Veriyorlar kelleyi, gidecekler diye beklerken tutturuyorlar bu sefer
“kralımızı, babamızı çok özledik, nurlu yüzünü görmek isteriz.” Haydaaa! Olacak
iş mi bu şimdi? “yarın gelsinler, gündüz gözü” diyor kral ve haber gidiyor.
Arkası devam edip gidiyor.
Gâvur
memleketlerinde “akıllı yönetim” diye söylenen bir yönetim icat etmişler,
kralın kulağına kadar çalınıyor bu durum ama bozuntuya vermiyor hiç.
Gel zaman,
git zaman derken Fransa karışıyor iyice. “Cumhuriyet” diye bir şey icat
etmişler, kan gövdeyi götürmüş bir türlü oturamaz kıçının üstüne. Sonunda galip
geliyor ama demeyin gitsin bedeli çok ağır olmuş.
Gâvur
memleketlerinde hızla icatlar, bolluk, bereket yağıyor ve akıyor sokaklarından.

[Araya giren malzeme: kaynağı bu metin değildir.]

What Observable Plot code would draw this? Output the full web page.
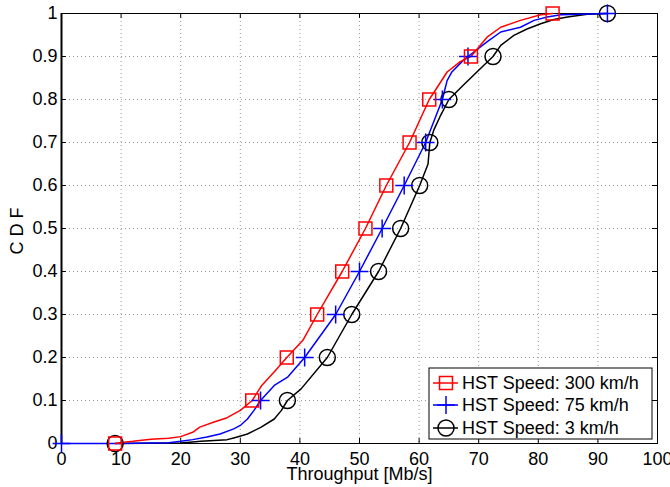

Osmanlı memleketinin kralının kulağına kar suyu kaçar iyice. Gelen vezir
kulağına bir şey söyler, giden elçi bir şey söyler falan çaresini bulur kral
hemen.
Haber salar
evlatlarına –tebasına- “sizleri göresim geldi, topluca gelin” diye. Duyan
gelir, duyan gelir mahşeri kalabalıktır sarayın önü. Tüm ihtişamıyla çıkar
oturur tahtına. Parlamaktadır güneş ışığı vurunca karşıdan. Toplananların
gözleri kamaşır.
“Evlatlarım,
ben sizlere yetemiyor muyum?
“Allah uzun
ömürler versin, Allah başımızdan eksikliğinizi göstermesin.” Tüm kalabalıkta
bir dalgalanma olur, kimisi burnunu siler kimisi gözyaşlarını derken uğultu
kesilir.
“Sizlerden
de razı olsun evlatlarım. Berhudar olun. Hiç meraklanmayın ben size de yeterim
ananıza da. Gözünüz arkada kalmasın. Serde erkeklik var, öyle değil mi
şimdi?” Der çekilir içeriye. Ancak bir
telaştır alır yürürken. Çişi gelmiştir kralın. Bağrışmaya başlar
etrafındakiler: “İbrikçiler, havlucular, ayakyolcuları, …” daha sayar da sayar.
İyice sıkışmış olmalı, helaya vardığında hazır olmak için giderken don tuman
atarak ilerler. Arkadan toplarlar peşinden gelenler. Neyse, bir kaza, bela
yaşanmadan iş tatlıya bağlanır. Bahşişler dağıtılır. Herkes memnundur halinden.
Kral da rahatlamıştır.
Kalabalık
uzun bir süre dağılmadan dalgalanır durur akşam karanlığı bastırmaya yakın
zamana kadar. Kral rahatlamıştır. En azından bir süre gideceğinden emindir.
08.11.18- Halil Gönül
Çok farklı bir bakış açısıyla ne güzel anlatmışsınız, emeğinize sağlık. Bir de aradan uzun yıllar geçer o ülkenin torunları genç, dinamik devlet kurmuşlardır. Ancak birilerinin aklı hala okta kalmıştır...
YanıtlaSilTeşekkür ederim. Ne yazık ki evet. Gelecek yüzyıllarda bunları anlatabilmek zorunda kalacak tarihçilerimiz.